Now based in New York City—but soon relocating to Seattle for a new rabbinic post—Epstein is using Shmaltz as a model of what he calls “alternative spiritual entrepreneurship.” The beer company doesn’t just sell beverages; it hosts pop-up events, Shabbat gatherings and text-based workshops in casual settings.
“People already come together over a pint to talk about life, to get deep, to even disagree,” he said. “It’s already a Jewish space in many ways—I’m just making it intentional.”
Epstein is part of a growing movement of Jewish leaders creating spiritual community outside the synagogue.
“I love going to synagogue,” he said, recognizing that traditional models don’t work for everyone.
“We’re at a point in modernity where some people need something different,” he said. “Particularly in the Reform Movement, which has always branded itself as one that reforms. We wouldn’t be living up to our name if we didn’t continue to innovate.”
Through the Jewish Community Cultivators Cohort, Epstein and others are being equipped with tools to make that innovation sustainable. The program offers mentorship in everything from budgeting to board development, enabling leaders to focus on vision rather than administration.

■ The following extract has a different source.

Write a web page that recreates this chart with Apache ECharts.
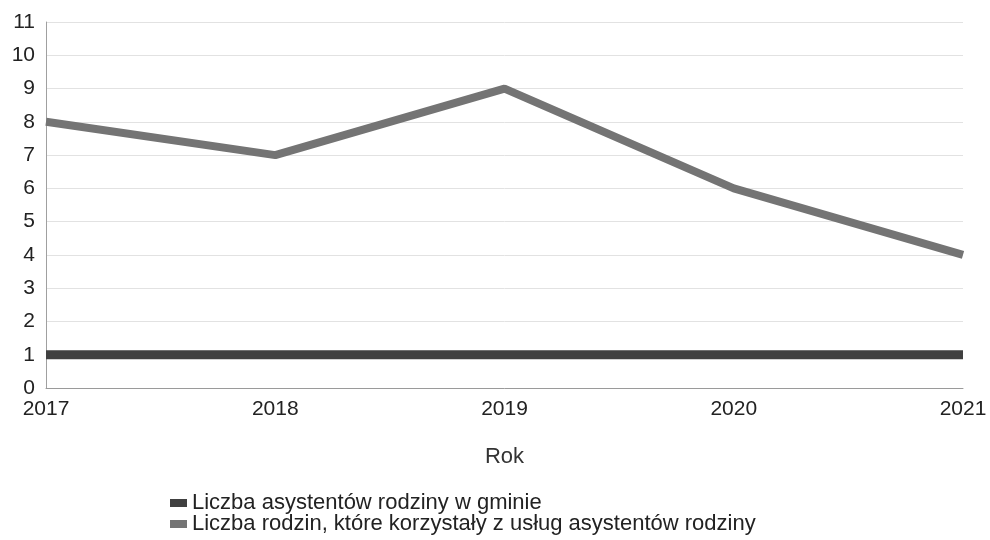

“The cohort is different because it offers space to explore what it might be like to create some sort of alternative community,” Epstein said. “It’s about supporting those who don’t find traditional spaces relevant or resonant.”
As Epstein prepares to move west with his wife for a rabbinic role in Seattle at Temple Beth Am, Shmaltz Brewing will move with him. He hopes to launch programming in the Pacific Northwest and explore opening a physical space.
“It’s a fantastic city for beer and for Jewish innovation,” he said. “We want to create something that brings generations together—from young transplants to older Jews who might feel disenchanted. They all deserve community. They all deserve rabbis.”
Epstein’s work is rooted in personal experience. His family’s Long Island roots—with relatives in Glen Cove and Northport—and his own upbringing as a self-described “holiday Jew” shaped his understanding of the many ways people identify with Judaism.
“I straddled the line between synagogue-going and cultural Jew,” he said. “Some people resonate more with faith, others with culture. But everyone deserves access to the 3,000-year-old conversation of Jewish tradition.”
And if that access comes over a glass of Messiah Nut Brown Ale? All the better.
“I believe taking risks and pursuing big ideas are essential to Jewish meaning-making,” Epstein said. “And sometimes, that means making sacred space at the bar.”